TASK DETAILS:
Type out the complete listing below word for word, without its pictures.

Records from a collection:
· · · · ·
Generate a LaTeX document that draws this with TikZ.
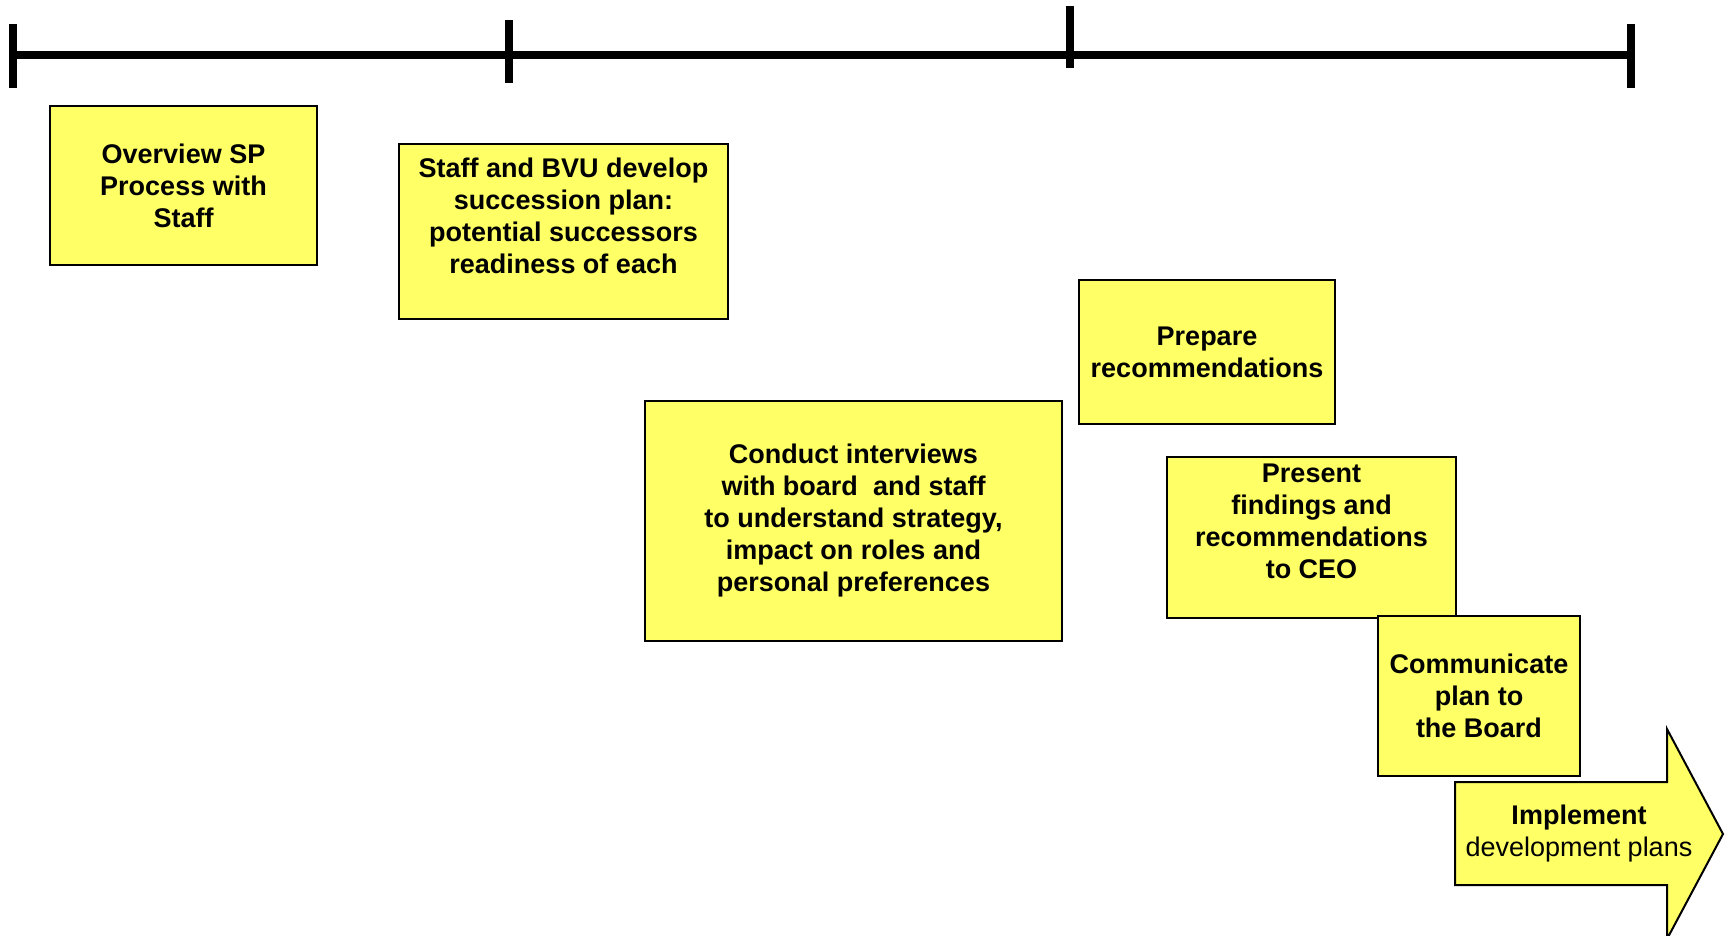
\documentclass[tikz,border=0pt]{standalone}
\usepackage{fontspec}
\setmainfont{Liberation Sans}
\usetikzlibrary{positioning, calc}
\definecolor{noteyellow}{RGB}{255,255,102}

\begin{document}
\begin{tikzpicture}[x=0.5pt, y=-0.5pt,
            task/.style={draw, line width=1pt, fill=noteyellow, align=center, inner sep=0pt,
                font=\fontsize{13.5}{16}\selectfont\bfseries},
            timeline/.style={line width=4pt},
            tickmark/.style={line width=4pt}]

            % Page frame
            \useasboundingbox (0,0) rectangle (1731,936);
            \clip (0,0) rectangle (1731,936);

            % Timeline with its four tick marks
            \coordinate (t0) at (13,55);
            \coordinate (t1) at (509,55);
            \coordinate (t2) at (1070,55);
            \coordinate (t3) at (1631,55);
            \draw[timeline] (t0) -- (t3);
            \draw[tickmark] ($(t0)+(0,-31)$) -- ($(t0)+(0,33)$);
            \draw[tickmark] ($(t1)+(0,-35)$) -- ($(t1)+(0,28)$);
            \draw[tickmark] ($(t2)+(0,-49)$) -- ($(t2)+(0,13)$);
            \draw[tickmark] ($(t3)+(0,-31)$) -- ($(t3)+(0,33)$);

            % Steps, stepping down to the right
            \node[task, minimum width=133.5pt, minimum height=79.5pt] (overview) at (183.5,185.5)
                {Overview SP\\Process with\\Staff};
            \node[task, minimum width=164.5pt, minimum height=87.5pt] (develop) at (563.5,231.5)
                {Staff and BVU develop\\succession plan:\\potential successors\\readiness of each\\\mbox{}};
            \node[task, minimum width=208.5pt, minimum height=120pt] (interviews) at (853.5,521)
                {Conduct interviews\\with board~ and staff\\to understand strategy,\\impact on roles and\\personal preferences};
            \node[task, minimum width=128pt, minimum height=72pt] (prepare) at (1207,352)
                {Prepare\\recommendations};
            \node[task, minimum width=144.5pt, minimum height=80.5pt] (present) at (1311.5,537.5)
                {Present\\findings and\\recommendations\\to CEO\\\mbox{}};
            \node[task, minimum width=101pt, minimum height=80pt] (communicate) at (1479,696)
                {Communicate\\plan to\\the Board};

            % Final arrow, runs off the bottom edge
            \coordinate (tip) at (1723,834);
            \draw[line width=1pt, fill=noteyellow] (1455,782) -- (1667,782) -- (1667,729) -- (tip)
                -- (1667,939) -- (1667,885) -- (1455,885) -- cycle;
            \node[align=center, font=\fontsize{13.5}{16}\selectfont] (implement) at (1579,834)
                {\textbf{Implement}\\development plans};
        \end{tikzpicture}
\end{document}
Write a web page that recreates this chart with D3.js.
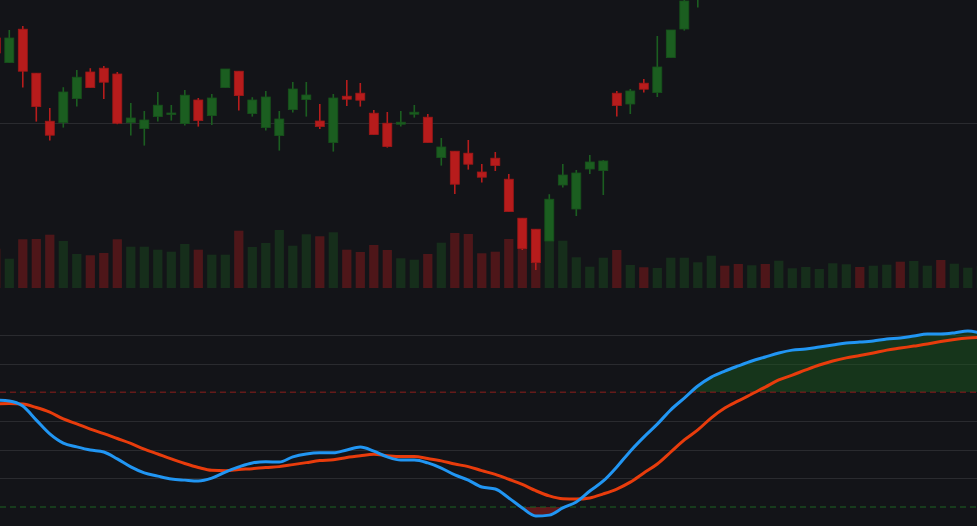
· · · · ·
RESULT OF THE TASK:
Generate a LaTeX document that draws this with TikZ.
\documentclass[tikz,border=0pt]{standalone}
\usepackage{fontspec}
\setmainfont{Liberation Sans}
\usetikzlibrary{positioning, calc}
\definecolor{noteyellow}{RGB}{255,255,102}

\begin{document}
\begin{tikzpicture}[x=0.5pt, y=-0.5pt,
            task/.style={draw, line width=1pt, fill=noteyellow, align=center, inner sep=0pt,
                font=\fontsize{13.5}{16}\selectfont\bfseries},
            timeline/.style={line width=4pt},
            tickmark/.style={line width=4pt}]

            % Page frame
            \useasboundingbox (0,0) rectangle (1731,936);
            \clip (0,0) rectangle (1731,936);

            % Timeline with its four tick marks
            \coordinate (t0) at (13,55);
            \coordinate (t1) at (509,55);
            \coordinate (t2) at (1070,55);
            \coordinate (t3) at (1631,55);
            \draw[timeline] (t0) -- (t3);
            \draw[tickmark] ($(t0)+(0,-31)$) -- ($(t0)+(0,33)$);
            \draw[tickmark] ($(t1)+(0,-35)$) -- ($(t1)+(0,28)$);
            \draw[tickmark] ($(t2)+(0,-49)$) -- ($(t2)+(0,13)$);
            \draw[tickmark] ($(t3)+(0,-31)$) -- ($(t3)+(0,33)$);

            % Steps, stepping down to the right
            \node[task, minimum width=133.5pt, minimum height=79.5pt] (overview) at (183.5,185.5)
                {Overview SP\\Process with\\Staff};
            \node[task, minimum width=164.5pt, minimum height=87.5pt] (develop) at (563.5,231.5)
                {Staff and BVU develop\\succession plan:\\potential successors\\readiness of each\\\mbox{}};
            \node[task, minimum width=208.5pt, minimum height=120pt] (interviews) at (853.5,521)
                {Conduct interviews\\with board~ and staff\\to understand strategy,\\impact on roles and\\personal preferences};
            \node[task, minimum width=128pt, minimum height=72pt] (prepare) at (1207,352)
                {Prepare\\recommendations};
            \node[task, minimum width=144.5pt, minimum height=80.5pt] (present) at (1311.5,537.5)
                {Present\\findings and\\recommendations\\to CEO\\\mbox{}};
            \node[task, minimum width=101pt, minimum height=80pt] (communicate) at (1479,696)
                {Communicate\\plan to\\the Board};

            % Final arrow, runs off the bottom edge
            \coordinate (tip) at (1723,834);
            \draw[line width=1pt, fill=noteyellow] (1455,782) -- (1667,782) -- (1667,729) -- (tip)
                -- (1667,939) -- (1667,885) -- (1455,885) -- cycle;
            \node[align=center, font=\fontsize{13.5}{16}\selectfont] (implement) at (1579,834)
                {\textbf{Implement}\\development plans};
        \end{tikzpicture}
\end{document}
Write a web page that recreates this chart with D3.js.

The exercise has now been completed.